▸ Given instruction
Working from the top of the listing below, retype each line through the line containing "41, pos: 23.5", both included, with no pictures.

▸ Material
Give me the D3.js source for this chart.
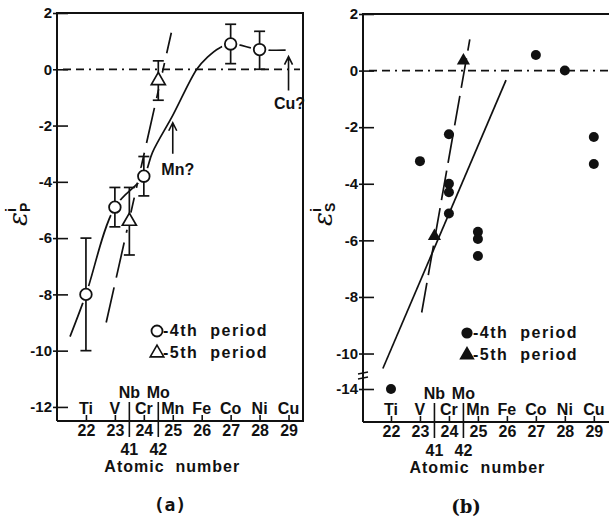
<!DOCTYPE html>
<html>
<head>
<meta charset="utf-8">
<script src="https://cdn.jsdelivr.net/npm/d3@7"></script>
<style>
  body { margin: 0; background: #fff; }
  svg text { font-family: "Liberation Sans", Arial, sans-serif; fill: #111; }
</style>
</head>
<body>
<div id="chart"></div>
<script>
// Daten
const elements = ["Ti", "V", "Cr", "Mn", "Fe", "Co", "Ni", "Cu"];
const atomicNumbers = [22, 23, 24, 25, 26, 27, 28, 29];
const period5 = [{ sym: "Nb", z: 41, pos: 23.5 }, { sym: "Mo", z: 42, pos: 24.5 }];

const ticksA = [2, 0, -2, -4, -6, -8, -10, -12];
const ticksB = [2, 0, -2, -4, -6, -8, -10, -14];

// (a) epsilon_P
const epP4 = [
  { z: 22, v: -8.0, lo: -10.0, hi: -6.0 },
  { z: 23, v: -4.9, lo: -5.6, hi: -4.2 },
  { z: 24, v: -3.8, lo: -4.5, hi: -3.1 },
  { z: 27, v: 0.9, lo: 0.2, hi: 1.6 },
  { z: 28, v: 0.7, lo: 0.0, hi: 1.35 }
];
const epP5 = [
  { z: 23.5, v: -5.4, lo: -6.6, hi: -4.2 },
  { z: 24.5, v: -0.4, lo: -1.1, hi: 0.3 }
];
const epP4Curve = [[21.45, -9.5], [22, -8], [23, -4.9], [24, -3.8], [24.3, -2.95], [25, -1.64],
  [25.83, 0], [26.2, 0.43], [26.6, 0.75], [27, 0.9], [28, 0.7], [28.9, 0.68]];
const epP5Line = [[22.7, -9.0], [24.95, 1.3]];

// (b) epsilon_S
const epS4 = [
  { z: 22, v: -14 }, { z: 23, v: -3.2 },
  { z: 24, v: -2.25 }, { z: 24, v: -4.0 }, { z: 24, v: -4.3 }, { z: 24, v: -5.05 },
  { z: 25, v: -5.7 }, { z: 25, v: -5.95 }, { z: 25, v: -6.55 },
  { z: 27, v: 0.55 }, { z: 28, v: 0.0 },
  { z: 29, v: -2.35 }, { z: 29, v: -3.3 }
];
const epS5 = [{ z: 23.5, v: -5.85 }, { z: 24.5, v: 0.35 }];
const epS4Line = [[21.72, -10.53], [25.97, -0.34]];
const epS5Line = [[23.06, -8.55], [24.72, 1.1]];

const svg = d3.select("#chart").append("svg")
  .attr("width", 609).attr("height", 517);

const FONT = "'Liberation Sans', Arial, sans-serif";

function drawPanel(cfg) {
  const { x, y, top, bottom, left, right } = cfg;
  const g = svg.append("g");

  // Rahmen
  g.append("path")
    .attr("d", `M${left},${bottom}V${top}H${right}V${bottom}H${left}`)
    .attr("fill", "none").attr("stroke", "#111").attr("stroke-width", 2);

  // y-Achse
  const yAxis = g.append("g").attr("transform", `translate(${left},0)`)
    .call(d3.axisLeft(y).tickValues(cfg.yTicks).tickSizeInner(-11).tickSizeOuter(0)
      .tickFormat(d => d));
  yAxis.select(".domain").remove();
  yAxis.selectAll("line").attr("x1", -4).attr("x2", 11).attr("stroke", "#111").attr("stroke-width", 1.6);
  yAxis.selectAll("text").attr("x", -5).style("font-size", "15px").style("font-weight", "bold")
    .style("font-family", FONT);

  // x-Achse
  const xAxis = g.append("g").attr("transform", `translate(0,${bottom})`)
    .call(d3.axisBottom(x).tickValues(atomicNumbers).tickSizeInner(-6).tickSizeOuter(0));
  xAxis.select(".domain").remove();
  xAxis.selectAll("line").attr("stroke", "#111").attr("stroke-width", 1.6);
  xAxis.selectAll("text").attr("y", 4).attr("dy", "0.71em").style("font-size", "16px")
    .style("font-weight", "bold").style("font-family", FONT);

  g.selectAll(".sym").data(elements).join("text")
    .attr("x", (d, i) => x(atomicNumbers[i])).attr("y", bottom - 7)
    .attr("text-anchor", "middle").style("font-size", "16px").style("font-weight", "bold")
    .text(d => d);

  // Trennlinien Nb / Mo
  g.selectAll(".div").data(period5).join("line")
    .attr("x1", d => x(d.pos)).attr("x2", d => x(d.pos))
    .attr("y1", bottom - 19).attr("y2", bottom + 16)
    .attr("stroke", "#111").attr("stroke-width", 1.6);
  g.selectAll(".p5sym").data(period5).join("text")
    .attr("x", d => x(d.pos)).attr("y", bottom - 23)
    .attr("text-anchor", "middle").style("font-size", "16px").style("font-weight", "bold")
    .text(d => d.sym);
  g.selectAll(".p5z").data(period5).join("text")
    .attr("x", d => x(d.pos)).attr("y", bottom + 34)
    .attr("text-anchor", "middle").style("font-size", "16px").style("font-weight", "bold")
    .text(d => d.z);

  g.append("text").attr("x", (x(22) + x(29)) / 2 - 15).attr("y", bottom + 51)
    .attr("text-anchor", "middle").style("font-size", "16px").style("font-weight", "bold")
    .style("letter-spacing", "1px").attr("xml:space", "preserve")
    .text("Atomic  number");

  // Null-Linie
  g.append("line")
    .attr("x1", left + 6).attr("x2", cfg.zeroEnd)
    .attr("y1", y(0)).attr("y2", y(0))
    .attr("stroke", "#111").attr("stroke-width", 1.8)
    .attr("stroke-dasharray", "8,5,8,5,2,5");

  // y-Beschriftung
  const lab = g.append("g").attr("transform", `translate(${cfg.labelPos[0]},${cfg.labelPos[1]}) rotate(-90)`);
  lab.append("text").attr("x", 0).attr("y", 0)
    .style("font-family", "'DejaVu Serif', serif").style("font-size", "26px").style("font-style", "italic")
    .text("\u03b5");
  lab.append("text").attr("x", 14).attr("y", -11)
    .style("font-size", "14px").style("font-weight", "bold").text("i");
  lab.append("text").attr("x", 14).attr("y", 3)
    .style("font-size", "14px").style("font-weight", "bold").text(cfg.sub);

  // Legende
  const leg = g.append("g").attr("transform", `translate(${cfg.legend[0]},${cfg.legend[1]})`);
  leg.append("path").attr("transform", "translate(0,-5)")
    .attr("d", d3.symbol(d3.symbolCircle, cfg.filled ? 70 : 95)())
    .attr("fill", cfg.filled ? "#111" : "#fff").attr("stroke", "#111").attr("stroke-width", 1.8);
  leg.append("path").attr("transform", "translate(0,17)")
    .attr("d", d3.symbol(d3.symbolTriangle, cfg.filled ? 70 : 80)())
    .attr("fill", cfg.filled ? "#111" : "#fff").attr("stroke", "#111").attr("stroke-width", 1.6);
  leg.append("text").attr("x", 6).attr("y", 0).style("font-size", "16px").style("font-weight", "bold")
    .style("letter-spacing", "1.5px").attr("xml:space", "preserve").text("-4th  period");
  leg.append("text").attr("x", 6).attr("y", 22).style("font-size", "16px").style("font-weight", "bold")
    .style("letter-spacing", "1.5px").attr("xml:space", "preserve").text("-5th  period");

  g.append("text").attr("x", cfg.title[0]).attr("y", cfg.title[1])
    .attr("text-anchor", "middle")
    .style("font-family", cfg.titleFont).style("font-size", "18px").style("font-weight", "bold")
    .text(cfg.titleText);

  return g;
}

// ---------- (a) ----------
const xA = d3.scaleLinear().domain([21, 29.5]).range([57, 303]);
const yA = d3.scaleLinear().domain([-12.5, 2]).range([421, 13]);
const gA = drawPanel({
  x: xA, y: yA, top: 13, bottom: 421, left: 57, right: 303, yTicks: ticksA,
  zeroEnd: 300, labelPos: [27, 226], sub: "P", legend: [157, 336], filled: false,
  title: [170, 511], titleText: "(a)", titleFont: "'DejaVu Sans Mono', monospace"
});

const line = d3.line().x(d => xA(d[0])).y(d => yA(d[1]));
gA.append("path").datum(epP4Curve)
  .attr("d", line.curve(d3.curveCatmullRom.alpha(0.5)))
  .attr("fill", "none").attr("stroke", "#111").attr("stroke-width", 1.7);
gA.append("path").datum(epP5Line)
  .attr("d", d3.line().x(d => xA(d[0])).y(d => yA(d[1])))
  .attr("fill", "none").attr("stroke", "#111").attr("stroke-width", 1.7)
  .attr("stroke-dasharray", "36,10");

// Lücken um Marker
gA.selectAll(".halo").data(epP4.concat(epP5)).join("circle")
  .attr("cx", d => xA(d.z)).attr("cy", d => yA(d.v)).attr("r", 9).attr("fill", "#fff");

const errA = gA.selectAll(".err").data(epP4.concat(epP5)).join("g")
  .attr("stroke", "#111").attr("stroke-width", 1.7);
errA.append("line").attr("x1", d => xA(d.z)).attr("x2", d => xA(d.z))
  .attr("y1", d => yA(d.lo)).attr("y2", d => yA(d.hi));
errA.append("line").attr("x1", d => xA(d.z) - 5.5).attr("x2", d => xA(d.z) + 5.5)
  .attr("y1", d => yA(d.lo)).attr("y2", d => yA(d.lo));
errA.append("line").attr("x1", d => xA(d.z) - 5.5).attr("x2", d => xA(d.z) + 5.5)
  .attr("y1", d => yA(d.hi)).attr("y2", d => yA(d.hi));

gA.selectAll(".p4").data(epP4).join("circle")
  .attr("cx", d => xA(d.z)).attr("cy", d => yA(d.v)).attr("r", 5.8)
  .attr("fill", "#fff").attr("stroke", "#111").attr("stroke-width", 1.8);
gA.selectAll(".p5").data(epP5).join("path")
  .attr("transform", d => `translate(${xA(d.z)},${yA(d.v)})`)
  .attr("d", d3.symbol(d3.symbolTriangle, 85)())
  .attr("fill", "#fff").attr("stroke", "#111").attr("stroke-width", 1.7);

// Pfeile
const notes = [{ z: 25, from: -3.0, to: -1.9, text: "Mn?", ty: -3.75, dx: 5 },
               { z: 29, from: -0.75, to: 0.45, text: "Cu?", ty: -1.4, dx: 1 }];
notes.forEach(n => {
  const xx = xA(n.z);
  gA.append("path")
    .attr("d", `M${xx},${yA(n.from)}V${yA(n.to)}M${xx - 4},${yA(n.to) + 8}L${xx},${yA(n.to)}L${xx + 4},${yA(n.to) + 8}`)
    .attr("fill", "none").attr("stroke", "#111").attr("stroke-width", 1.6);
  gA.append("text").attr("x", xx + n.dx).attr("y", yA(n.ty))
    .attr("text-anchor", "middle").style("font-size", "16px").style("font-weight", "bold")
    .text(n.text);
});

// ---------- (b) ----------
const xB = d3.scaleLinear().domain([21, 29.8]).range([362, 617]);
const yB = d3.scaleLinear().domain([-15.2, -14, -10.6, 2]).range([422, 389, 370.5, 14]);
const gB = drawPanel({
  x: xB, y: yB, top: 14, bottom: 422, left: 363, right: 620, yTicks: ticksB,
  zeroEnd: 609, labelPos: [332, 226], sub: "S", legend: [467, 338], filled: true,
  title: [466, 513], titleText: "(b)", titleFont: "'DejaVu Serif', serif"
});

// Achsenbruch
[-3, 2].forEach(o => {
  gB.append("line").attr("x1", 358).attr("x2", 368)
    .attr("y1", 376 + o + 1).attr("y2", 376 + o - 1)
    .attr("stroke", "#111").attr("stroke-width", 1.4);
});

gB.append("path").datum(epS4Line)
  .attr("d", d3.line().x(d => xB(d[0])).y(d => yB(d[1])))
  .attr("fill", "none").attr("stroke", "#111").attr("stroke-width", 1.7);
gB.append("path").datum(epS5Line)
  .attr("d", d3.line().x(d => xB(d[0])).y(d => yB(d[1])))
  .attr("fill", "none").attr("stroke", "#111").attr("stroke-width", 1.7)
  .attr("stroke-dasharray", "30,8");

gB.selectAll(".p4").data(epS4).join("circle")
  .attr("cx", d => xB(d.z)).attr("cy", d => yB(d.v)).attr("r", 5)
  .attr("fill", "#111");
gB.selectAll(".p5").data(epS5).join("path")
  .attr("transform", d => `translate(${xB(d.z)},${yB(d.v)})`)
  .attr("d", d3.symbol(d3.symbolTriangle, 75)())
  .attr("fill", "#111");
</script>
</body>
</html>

▸ Expected answer
Give me the D3.js source for this chart.
<!DOCTYPE html>
<html>
<head>
<meta charset="utf-8">
<script src="https://cdn.jsdelivr.net/npm/d3@7"></script>
<style>
  body { margin: 0; background: #fff; }
  svg text { font-family: "Liberation Sans", Arial, sans-serif; fill: #111; }
</style>
</head>
<body>
<div id="chart"></div>
<script>
// Daten
const elements = ["Ti", "V", "Cr", "Mn", "Fe", "Co", "Ni", "Cu"];
const atomicNumbers = [22, 23, 24, 25, 26, 27, 28, 29];
const period5 = [{ sym: "Nb", z: 41, pos: 23.5 }, { sym: "Mo", z: 42, pos: 24.5 }];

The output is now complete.